I came to Ava DuVernay‘s Selma late, finally seeing it amid the flurry of chatter, Oscar buzz and controversy. What nominations will it get? How accurate is the story being depicted? How does the current police brutality crisis affect the movie? A lot of talk around the stuff websites will get clicks on, but almost none of the talk is about the movie itself. As it turns out, it’s a decently made film boosted by a terrific performance from David Oyelowo.
From a plot perspective, Selma is pretty much what you’d expect. Dr. King wants blacks to have an unencumbered right to vote, and President Johnson (Tom Wilkinson) and all the white folks down in Selma, Alabama don’t want that. So, he has to stage some protests and demonstrations, showing the rest of the country how mistreated the black population is on a national scale. There are some speeches, some protests, some extreme police brutality, and some praying.
Oyelowo delivers the speeches with gusto as only Dr. King could. Even if it’s a speech you’ve heard before, King’s words were so powerful you can’t help but be moved by them, and the Brit is more than up to the task. Then, there is the day-to-day King. He is still a dignified man, but you can see some of the cracks in his persona. The scenes where we really see this are with his wife (Carmen Ejogo) and seeing an icon like that go through real marital issues is really moving. One scene, involving a phone message, is one of the most powerful moments in the film.
I think I felt that way because the movie is extremely message minded. I understand why. It is an important message that some people even today seem to not get. But at a certain point, when you are someone who agrees with what the movie is saying, you need to look for other things to grab hold of when they keep repeating it. King’s marriage I found really interesting. How does someone manage to be married to such a controversial, important icon who is risking his life daily? Oyelowo and Ejogo work extremely well together, and I would not mind seeing them as a couple in many other films.
The film, however, is not without its problems. Wilkinson as LBJ and Tim Roth as George Wallace are comical villains. Whether or not history supports the comic nature of their depictions, it would have been nice to see the adversaries have some nuance. The black/white nature of the conflict here, if you pardon the pun, makes your message clear but hurts a more dynamic story.
Ava DuVernnay can build a moment.

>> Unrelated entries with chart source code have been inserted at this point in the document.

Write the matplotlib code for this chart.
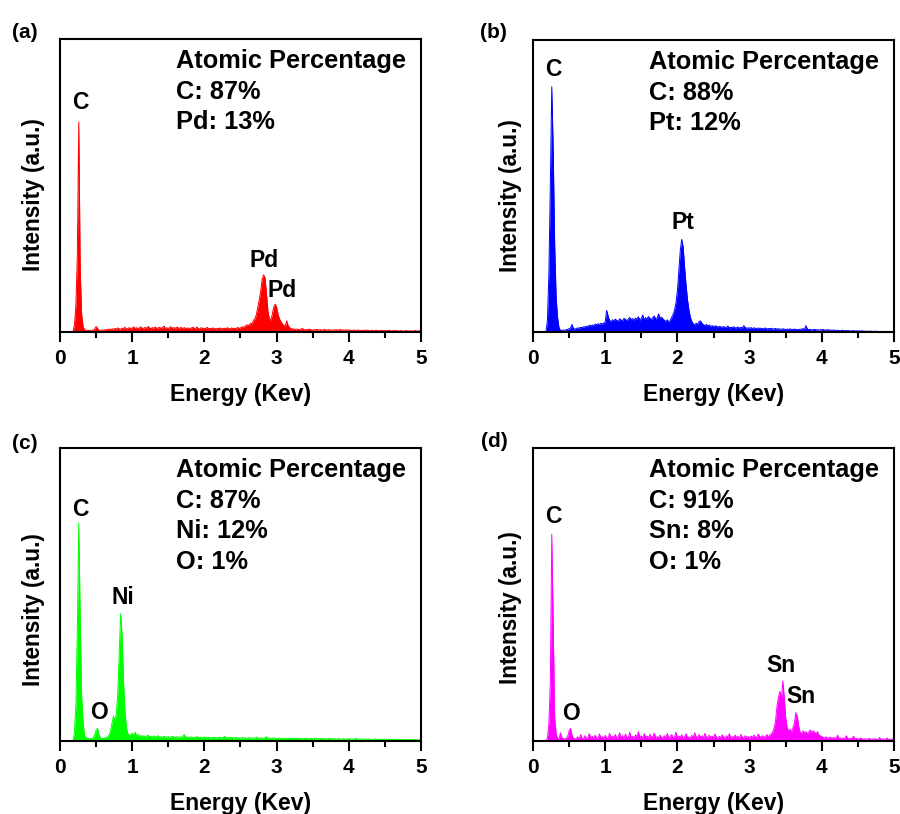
import numpy as np
import matplotlib
matplotlib.use("Agg")
import matplotlib.pyplot as plt
from matplotlib.ticker import MultipleLocator

plt.rcParams['font.family'] = ['Liberation Sans', 'DejaVu Sans']
plt.rcParams['font.weight'] = 'bold'

# Energy grid (keV), 0.02 keV channels from 0.20 to 5.00
energy_start = 0.20
energy_step = 0.02

# Intensities (arbitrary units, 0-1000 of axis height), one value per channel
pd_counts = [
    25, 90, 260, 717, 210, 60, 18, 8, 6, 5, 6, 5, 7, 6, 10, 19, 12, 6, 5, 7,
    6, 8, 7, 9, 10, 8, 11, 9, 12, 10, 14, 11, 9, 13, 12, 16, 10, 12, 15, 11,
    13, 17, 12, 15, 11, 14, 18, 12, 13, 16, 12, 19, 14, 11, 15, 13, 17, 12, 14, 16,
    12, 15, 20, 13, 14, 11, 16, 18, 12, 15, 13, 17, 14, 12, 16, 11, 15, 13, 12, 14,
    11, 14, 16, 12, 13, 17, 10, 12, 15, 11, 13, 12, 16, 10, 13, 11, 14, 12, 10, 13,
    11, 14, 10, 12, 13, 11, 15, 10, 12, 14, 11, 13, 10, 16, 12, 14, 18, 15, 20, 22,
    25, 22, 30, 28, 40, 45, 60, 85, 110, 140, 180, 195, 185, 130, 70, 45, 40, 60, 85, 95,
    85, 60, 45, 35, 28, 22, 20, 38, 22, 15, 12, 10, 11, 8, 10, 9, 8, 10, 12, 8,
    7, 9, 8, 10, 7, 6, 8, 7, 9, 6, 8, 7, 6, 9, 7, 6, 8, 7, 6, 7,
    6, 8, 7, 6, 9, 6, 7, 5, 8, 6, 7, 6, 5, 7, 6, 5, 7, 6, 5, 6,
    5, 6, 5, 7, 5, 4, 6, 5, 4, 6, 5, 4, 5, 6, 4, 5, 4, 5, 6, 4,
    4, 5, 4, 5, 4, 3, 5, 4, 3, 4, 5, 3, 4, 4, 3, 4, 5, 3, 4, 4,
    3,
]

pt_counts = [
    40, 200, 500, 840, 620, 300, 120, 50, 15, 6, 5, 7, 6, 8, 9, 11, 14, 26, 12, 10,
    12, 14, 13, 16, 15, 18, 17, 20, 19, 23, 21, 24, 22, 27, 25, 28, 26, 30, 27, 31,
    33, 74, 55, 40, 35, 42, 38, 44, 40, 36, 45, 41, 38, 47, 43, 39, 44, 50, 42, 46,
    40, 48, 44, 52, 41, 46, 58, 43, 49, 45, 53, 47, 42, 50, 55, 44, 48, 62, 46, 51,
    45, 40, 36, 42, 33, 40, 50, 60, 75, 100, 140, 210, 280, 317, 290, 220, 160, 110, 75, 50,
    36, 28, 24, 30, 26, 35, 38, 30, 25, 22, 26, 21, 24, 19, 22, 18, 21, 20, 17, 19,
    18, 16, 19, 15, 17, 20, 14, 16, 15, 18, 14, 15, 17, 13, 16, 14, 22, 15, 13, 14,
    13, 15, 12, 14, 13, 11, 14, 12, 13, 11, 12, 14, 10, 12, 11, 13, 10, 11, 12, 10,
    11, 10, 9, 11, 10, 8, 10, 9, 11, 8, 9, 10, 8, 9, 8, 10, 9, 12, 8, 22,
    10, 8, 9, 7, 8, 9, 7, 8, 6, 8, 7, 9, 6, 7, 8, 6, 7, 5, 7, 6,
    5, 6, 5, 4, 6, 5, 4, 5, 4, 5, 3, 4, 5, 3, 4, 3, 4, 3, 4, 3,
    3, 2, 3, 2, 3, 2, 2, 3, 2, 2, 1, 2, 2, 1, 2, 1, 1, 2, 1, 1,
    1,
]

ni_counts = [
    30, 120, 380, 744, 420, 150, 60, 20, 8, 12, 7, 9, 8, 11, 20, 38, 43, 22, 10, 8,
    9, 11, 12, 15, 20, 35, 60, 85, 70, 90, 160, 300, 435, 360, 200, 100, 45, 25, 18, 22,
    26, 20, 30, 18, 22, 16, 19, 15, 18, 14, 17, 20, 15, 16, 13, 17, 14, 15, 18, 13,
    15, 12, 16, 14, 13, 15, 12, 14, 16, 13, 12, 15, 13, 14, 12, 16, 22, 14, 12, 13,
    12, 14, 11, 13, 12, 15, 11, 13, 12, 10, 14, 12, 11, 13, 10, 12, 11, 13, 10, 12,
    11, 13, 10, 12, 16, 11, 10, 12, 11, 13, 10, 11, 12, 10, 11, 9, 12, 10, 11, 9,
    10, 12, 9, 11, 10, 9, 13, 10, 9, 11, 10, 9, 11, 14, 9, 10, 8, 11, 9, 10,
    9, 8, 10, 9, 8, 10, 9, 8, 9, 10, 8, 9, 8, 10, 9, 8, 9, 7, 8, 9,
    8, 9, 7, 8, 9, 7, 8, 10, 7, 8, 7, 9, 8, 7, 8, 7, 9, 7, 8, 7,
    8, 7, 6, 8, 7, 6, 8, 7, 6, 7, 8, 6, 7, 6, 7, 9, 6, 7, 6, 7,
    6, 7, 5, 6, 7, 5, 6, 5, 7, 6, 5, 6, 5, 6, 5, 7, 5, 6, 5, 6,
    5, 6, 5, 4, 6, 5, 4, 5, 6, 4, 5, 5, 4, 5, 4, 5, 4, 5, 4, 5,
    4,
]

sn_counts = [
    10, 60, 200, 706, 400, 80, 25, 10, 6, 28, 12, 8, 6, 10, 15, 35, 43, 20, 9, 7,
    8, 14, 6, 22, 9, 7, 18, 8, 12, 25, 10, 16, 9, 20, 11, 8, 24, 12, 15, 9,
    19, 11, 8, 26, 12, 17, 10, 22, 9, 14, 28, 11, 18, 8, 24, 13, 10, 30, 12, 16,
    9, 21, 14, 32, 11, 18, 8, 25, 13, 17, 10, 23, 12, 16, 27, 9, 15, 11, 20, 13,
    10, 18, 12, 26, 9, 15, 22, 11, 14, 30, 10, 17, 12, 21, 9, 16, 25, 11, 14, 10,
    19, 12, 28, 15, 10, 22, 13, 18, 9, 26, 14, 11, 20, 12, 17, 10, 24, 13, 9, 16,
    11, 21, 14, 9, 18, 12, 25, 10, 15, 13, 20, 11, 16, 9, 22, 13, 10, 18, 12, 15,
    10, 17, 12, 20, 14, 11, 24, 15, 13, 18, 12, 16, 22, 14, 20, 25, 30, 45, 70, 120,
    150, 170, 140, 205, 150, 80, 45, 35, 40, 30, 45, 60, 97, 85, 50, 30, 25, 35, 28, 32,
    25, 30, 38, 28, 35, 30, 24, 32, 20, 18, 15, 12, 10, 14, 9, 11, 13, 8, 12, 10,
    9, 20, 8, 11, 7, 10, 8, 18, 9, 7, 10, 8, 16, 7, 9, 6, 8, 10, 7, 6,
    8, 6, 7, 9, 5, 7, 6, 8, 5, 6, 12, 5, 7, 6, 5, 10, 6, 5, 7, 6,
    5,
]

panel_tags = ['(a)', '(b)', '(c)', '(d)']
panel_colors = ['#FF0000', '#0000FF', '#00FF00', '#FF00FF']
panel_spectra = [pd_counts, pt_counts, ni_counts, sn_counts]
composition_lines = [
    ['Atomic Percentage', 'C: 87%', 'Pd: 13%'],
    ['Atomic Percentage', 'C: 88%', 'Pt: 12%'],
    ['Atomic Percentage', 'C: 87%', 'Ni: 12%', 'O: 1%'],
    ['Atomic Percentage', 'C: 91%', 'Sn: 8%', 'O: 1%'],
]
# peak labels: (text, energy keV, intensity of text baseline)
peak_labels = [
    [('C', 0.277, 761), ('Pd', 2.83, 222), ('Pd', 3.07, 120)],
    [('C', 0.28, 876), ('Pt', 2.075, 354)],
    [('C', 0.277, 768), ('O', 0.54, 74), ('Ni', 0.866, 467)],
    [('C', 0.28, 744), ('O', 0.52, 72), ('Sn', 3.43, 237), ('Sn', 3.71, 131)],
]

W, H = 900, 814
fig = plt.figure(figsize=(W / 100, H / 100), dpi=100)

# axes boxes in pixels: left, top, right, bottom
boxes = [(60, 39, 421, 332), (533, 40, 894, 332),
         (60, 448, 421, 741), (533, 448, 894, 741)]
tag_pos = [(12, 23), (480, 23), (12, 434), (481, 432)]
ylabel_x = [-0.042, -0.03, -0.042, -0.03]
ylabel_y = [0.468, 0.468, 0.447, 0.457]

for k in range(4):
    l, t, r, b = boxes[k]
    ax = fig.add_axes([l / W, 1 - b / H, (r - l) / W, (b - t) / H])
    y = np.asarray(panel_spectra[k], dtype=float)
    if len(y) != 241:
        raise ValueError(f"panel {k} has {len(y)} values")
    x = np.round(energy_start + energy_step * np.arange(len(y)), 3)
    x = np.concatenate([[0.18], x])
    y = np.concatenate([[0.0], y])
    c = panel_colors[k]
    ax.fill_between(x, 0, y, color=c, lw=0)
    ax.plot(x, y, color=c, lw=0.7)
    ax.set_xlim(0, 5)
    ax.set_ylim(0, 1000)
    ax.set_yticks([])
    ax.xaxis.set_major_locator(MultipleLocator(1))
    ax.xaxis.set_minor_locator(MultipleLocator(0.5))
    ax.tick_params(axis='x', which='major', direction='out', length=7.5, width=1.5,
                   labelsize=15, pad=5)
    ax.tick_params(axis='x', which='minor', direction='out', length=4.5, width=1.5)
    for lab in ax.get_xticklabels():
        lab.set_fontweight('bold')
    for sp in ax.spines.values():
        sp.set_linewidth(1.5)
    ax.set_xlabel('Energy (Kev)', fontsize=16.5, fontweight='bold')
    ax.xaxis.set_label_coords(0.5, -0.175)
    ax.set_ylabel('Intensity (a.u.)', fontsize=16.3, fontweight='bold')
    ax.yaxis.set_label_coords(ylabel_x[k], ylabel_y[k])

    for j, line in enumerate(composition_lines[k]):
        ax.text(0.321, 0.90 - 0.104 * j, line, transform=ax.transAxes,
                fontsize=18.3, fontweight='bold', ha='left', va='baseline')
    for txt, ex, ey in peak_labels[k]:
        ax.text(ex, ey, txt, fontsize=16.5, fontweight='bold',
                ha='center', va='baseline')

    tx, ty = tag_pos[k]
    fig.text(tx / W, 1 - ty / H, panel_tags[k], fontsize=15, fontweight='bold',
             ha='left', va='top')

fig.savefig('out.png', dpi=100)
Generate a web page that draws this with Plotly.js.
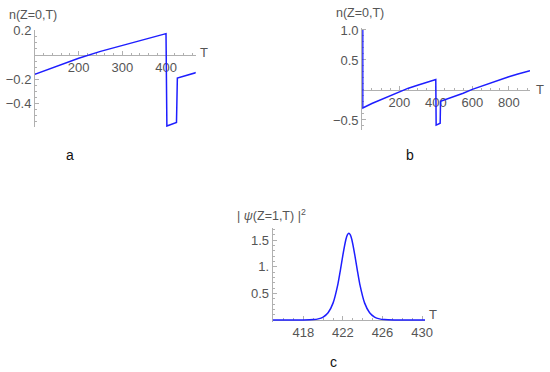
<!DOCTYPE html>
<html>
<head>
<meta charset="utf-8">
<script src="https://cdn.plot.ly/plotly-3.0.1.min.js"></script>
<style>html,body{margin:0;padding:0;background:#fff;}#chart{width:550px;height:372px;}</style>
</head>
<body>
<div id="chart"></div>
<script>
// n(Z=0,T) — shared by panels a and b
const nT = [0, 0, 50, 100, 150, 200, 250, 300, 350, 400, 402, 424, 426, 450, 500, 550, 600, 650, 700, 750, 800, 850, 900, 916];
const nVal = [1.0, -0.30, -0.225, -0.16, -0.093, -0.027, 0.03, 0.08, 0.129, 0.176, -0.585, -0.555, -0.19, -0.165, -0.11, -0.055, 0.01, 0.065, 0.12, 0.17, 0.22, 0.265, 0.31, 0.323];

// |psi(Z=1,T)|^2 — panel c
const psiT = [414.9, 416, 417, 418, 419, 419.5, 420, 420.5, 421, 421.5, 421.75, 422, 422.3, 422.45, 422.6, 422.75, 422.9, 423.2, 423.45, 423.7, 424.2, 424.7, 425.2, 425.7, 426.2, 427.2, 428, 429, 430.3];
const psiVal = [0, 0, 0.0003, 0.0015, 0.0094, 0.023, 0.057, 0.137, 0.318, 0.68, 0.941, 1.224, 1.51, 1.595, 1.625, 1.595, 1.51, 1.224, 0.941, 0.68, 0.318, 0.137, 0.057, 0.023, 0.0094, 0.0015, 0.0003, 0, 0];

// tick labels
const aXTicks = [200, 300, 400];
const aYTicks = [0.2, -0.2, -0.4];
const aYText = ["0.2", "\u22120.2", "\u22120.4"];
const bXTicks = [200, 400, 600, 800];
const bYTicks = [1.0, 0.5, -0.5];
const bYText = ["1.0", "0.5", "\u22120.5"];
const cXTicks = [418, 422, 426, 430];
const cYTicks = [0.5, 1.0, 1.5];
const cYText = ["0.5", "1.", "1.5"];

const W = 550, H = 372;
const blue = 'rgb(30,30,255)';
const axisCol = '#b0b0b0';
const txtCol = '#555555';
const font = {family: 'Liberation Sans, Arial, sans-serif', size: 13, color: txtCol};
const titleFont = {family: 'Liberation Sans, Arial, sans-serif', size: 12.5, color: txtCol};

function px(x){ return x / W; }
function py(y){ return 1 - y / H; }
function zeroPos(dom, rng){ return dom[0] + (0 - rng[0]) / (rng[1] - rng[0]) * (dom[1] - dom[0]); }

const A = {xd: [px(35), px(195.7)], yd: [py(127), py(30)], xr: [100, 468], yr: [-0.593, 0.206]};
const B = {xd: [px(362.2), px(530)], yd: [py(130), py(28)], xr: [-3, 916], yr: [-0.667, 1.033]};
const C = {xd: [px(272.7), px(425)], yd: [py(321.7), py(228.3)], xr: [414.9, 430.3], yr: [-0.03, 1.72]};

function xax(P, tv, minorD){
  return {domain: P.xd, range: P.xr, anchor: 'free', position: zeroPos(P.yd, P.yr),
    tickmode: 'array', tickvals: tv, ticktext: tv.map(String), showgrid: false, zeroline: false,
    showline: true, linecolor: axisCol, linewidth: 1, ticks: 'inside', ticklen: 4, tickcolor: axisCol,
    minor: {dtick: minorD, ticks: 'inside', ticklen: 2, tickcolor: axisCol, showgrid: false},
    tickfont: font, fixedrange: true, layer: 'below traces'};
}
function yax(P, tv, tt, xname, minorD){
  return {domain: P.yd, range: P.yr, anchor: xname,
    tickmode: 'array', tickvals: tv, ticktext: tt, showgrid: false, zeroline: false,
    showline: true, linecolor: axisCol, linewidth: 1, ticks: 'inside', ticklen: 4, tickcolor: axisCol,
    minor: {dtick: minorD, ticks: 'inside', ticklen: 2, tickcolor: axisCol, showgrid: false},
    tickfont: font, fixedrange: true, layer: 'below traces'};
}

const traces = [
  {x: nT, y: nVal, xaxis: 'x', yaxis: 'y', mode: 'lines', line: {color: blue, width: 1.5}, hoverinfo: 'skip'},
  {x: nT, y: nVal, xaxis: 'x2', yaxis: 'y2', mode: 'lines', line: {color: blue, width: 1.5}, hoverinfo: 'skip'},
  {x: psiT, y: psiVal, xaxis: 'x3', yaxis: 'y3', mode: 'lines', line: {color: blue, width: 1.5, shape: 'spline', smoothing: 0.6}, hoverinfo: 'skip'}
];

function ann(text, x, y, xa, ya, f){
  return {text: text, x: px(x), y: py(y), xref: 'paper', yref: 'paper', xanchor: xa, yanchor: ya, showarrow: false, font: f || font, borderpad: 0};
}
const labFont = {family: 'Liberation Sans, Arial, sans-serif', size: 14, color: '#111111'};

const layout = {
  width: W, height: H, margin: {l: 0, r: 0, t: 0, b: 0},
  paper_bgcolor: '#ffffff', plot_bgcolor: 'rgba(0,0,0,0)', showlegend: false,
  xaxis: xax(A, aXTicks, 20),
  yaxis: yax(A, aYTicks, aYText, 'x', 0.05),
  xaxis2: xax(B, bXTicks, 50),
  yaxis2: yax(B, bYTicks, bYText, 'x2', 0.1),
  xaxis3: xax(C, cXTicks, 1),
  yaxis3: yax(C, cYTicks, cYText, 'x3', 0.1),
  annotations: [
    ann('n(Z=0,T)', 8, 15, 'left', 'middle', titleFont),
    ann('T', 204, 53, 'center', 'middle'),
    ann('n(Z=0,T)', 335, 13, 'left', 'middle', titleFont),
    ann('T', 540, 89, 'center', 'middle'),
    ann('| <i>\u03c8</i>(Z=1,T) |<sup>2</sup>', 236, 215, 'left', 'middle', titleFont),
    ann('T', 433, 314, 'center', 'middle'),
    ann('a', 70, 155, 'center', 'middle', labFont),
    ann('b', 410, 155, 'center', 'middle', labFont),
    ann('c', 333, 362, 'center', 'middle', labFont)
  ]
};

Plotly.newPlot('chart', traces, layout, {staticPlot: true, displayModeBar: false});
</script>
</body>
</html>
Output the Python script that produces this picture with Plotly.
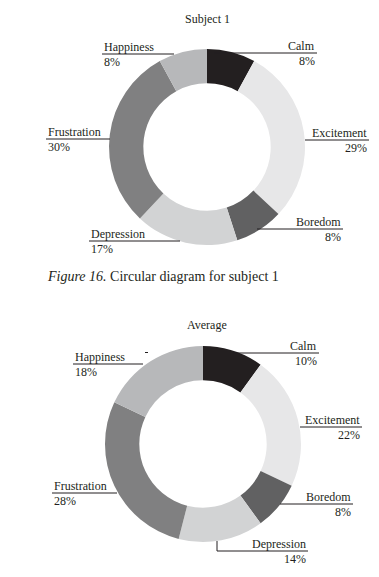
import plotly.graph_objects as go

W, H = 379, 577

emotions = ["Calm", "Excitement", "Boredom", "Depression", "Frustration", "Happiness"]
subject1_values = [8, 29, 8, 17, 30, 8]
average_values = [10, 22, 8, 14, 28, 18]
colors = ["#231f20", "#e7e7e8", "#616162", "#d2d3d4", "#808081", "#b7b8ba"]

TXT = "#231f20"
FONT = "Liberation Serif"

def dom_x(cx, r):
    return [(cx - r) / W, (cx + r) / W]

def dom_y(cy, r):
    return [(H - (cy + r)) / H, (H - (cy - r)) / H]

fig = go.Figure()

# donuts: (values, centre x, centre y, radius)
donuts = [(subject1_values, 207, 147, 98), (average_values, 203, 444, 98)]
for vals, cx, cy, r in donuts:
    fig.add_trace(go.Pie(
        labels=emotions, values=vals, hole=0.65, sort=False,
        direction="clockwise", rotation=0,
        marker=dict(colors=colors, line=dict(width=0)),
        textinfo="none", hoverinfo="label+percent", showlegend=False,
        domain=dict(x=dom_x(cx, r), y=dom_y(cy, r)),
    ))

# label layout: (line path points, text x, line y, align)
layouts = [
    {  # Subject 1
        "Calm": ([(214, 53), (317, 53)], 317, 53, "right"),
        "Excitement": ([(305, 140), (369, 140)], 369, 140, "right"),
        "Boredom": ([(257, 229), (343, 229)], 343, 229, "right"),
        "Depression": ([(89, 241), (180, 241)], 89, 241, "left"),
        "Frustration": ([(46, 139), (110, 139)], 46, 139, "left"),
        "Happiness": ([(102, 54), (174, 54)], 102, 54, "left"),
    },
    {  # Average
        "Calm": ([(233, 353), (319, 353)], 319, 353, "right"),
        "Excitement": ([(300, 427), (362, 427)], 362, 427, "right"),
        "Boredom": ([(280, 504), (353, 504)], 353, 504, "right"),
        "Depression": ([(217, 541), (217, 551), (308, 551)], 308, 551, "right"),
        "Frustration": ([(52, 493), (117, 493)], 52, 493, "left"),
        "Happiness": ([(73, 364), (143, 364)], 73, 364, "left"),
    },
]

shapes = []
annotations = []
for vals, lay in zip([subject1_values, average_values], layouts):
    for name, v in zip(emotions, vals):
        pts, tx, ly, align = lay[name]
        path = "M " + " L ".join(f"{x} {y}" for x, y in pts)
        shapes.append(dict(type="path", path=path, xref="x", yref="y",
                           line=dict(color=TXT, width=1)))
        xanchor = "right" if align == "right" else "left"
        annotations.append(dict(x=tx, y=ly - 7, xref="x", yref="y", text=name,
                                showarrow=False, xanchor=xanchor, yanchor="middle",
                                font=dict(family=FONT, size=12, color=TXT)))
        annotations.append(dict(x=tx, y=ly + 8, xref="x", yref="y", text=f"{v}%",
                                showarrow=False, xanchor=xanchor, yanchor="middle",
                                font=dict(family=FONT, size=12, color=TXT)))

# small stray dash in original
shapes.append(dict(type="line", x0=145, x1=148, y0=352.5, y1=352.5, xref="x", yref="y",
                   line=dict(color=TXT, width=1)))

annotations.append(dict(x=207, y=19, xref="x", yref="y", text="Subject 1", showarrow=False,
                        xanchor="center", yanchor="middle",
                        font=dict(family=FONT, size=12, color=TXT)))
annotations.append(dict(x=207, y=325, xref="x", yref="y", text="Average", showarrow=False,
                        xanchor="center", yanchor="middle",
                        font=dict(family=FONT, size=12, color=TXT)))
annotations.append(dict(x=45, y=276, xref="x", yref="y",
                        text="<i>Figure 16.</i> Circular diagram for subject 1",
                        showarrow=False, xanchor="left", yanchor="middle",
                        font=dict(family=FONT, size=14, color=TXT)))

fig.update_layout(
    width=W, height=H, margin=dict(l=0, r=0, t=0, b=0),
    paper_bgcolor="white", plot_bgcolor="rgba(0,0,0,0)",
    xaxis=dict(range=[0, W], visible=False, fixedrange=True),
    yaxis=dict(range=[H, 0], visible=False, fixedrange=True),
    shapes=shapes, annotations=annotations,
)

fig.write_html("out.html", config={"displayModeBar": False},
               post_script="document.body.style.margin='0';document.body.style.overflow='hidden';")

The police wailing on these unarmed, innocent people is shocking, disturbing, and impactful. The speech scenes make you feel like you are actually in the room. But in the quieter moments, DuVernnay either needs another editor or needs to learn to hold back.
For a simple dialogue scene between two people, she gets coverage from every angle you could possibly imagine. The angles break the 180 line, break eye lines, are dolly shots, tracking shots, people on the left side of the frame looking left, people on the left side of the frame looking right. Anything you can shoot, she does. Then, she feels the need to use every single angle she filmed in the final scene. A shot can never breathe. She’s always cutting to a new shot every five seconds, without any regards to space or reason, to the point I got lost in the scene. Not lost in the sense of being enraptured by it, but in that I didn’t know where anyone was in relation to one another and where they were looking. Sometimes a shot just needs time to register and make its impact.
My only other issue is a small one, and that is the use of really recognizable actors in extremely small parts. Seeing people like Oprah Winfrey, Martin Sheen, Cuba Gooding Jr., and such show up to say five or six lines is rather distracting. When the film is filled with terrific character actors like Colman Domingo, Wendell Pierce, and Henry G. Sanders, who is outstanding in his brief appearance, I do not see the need. It just pulls me out of the movie.
Despite these issues, the movie comes together. It is an important movie, for obvious reasons, and everyone should see it. I would have liked it to be a little tighter and not as, to use the term again, black and white, but the film manages to still leave an impact. Most of that is due to David Oyelowo. So, if you can try your best to avoid all the noise about this one, I think your time in the theater will be well spent.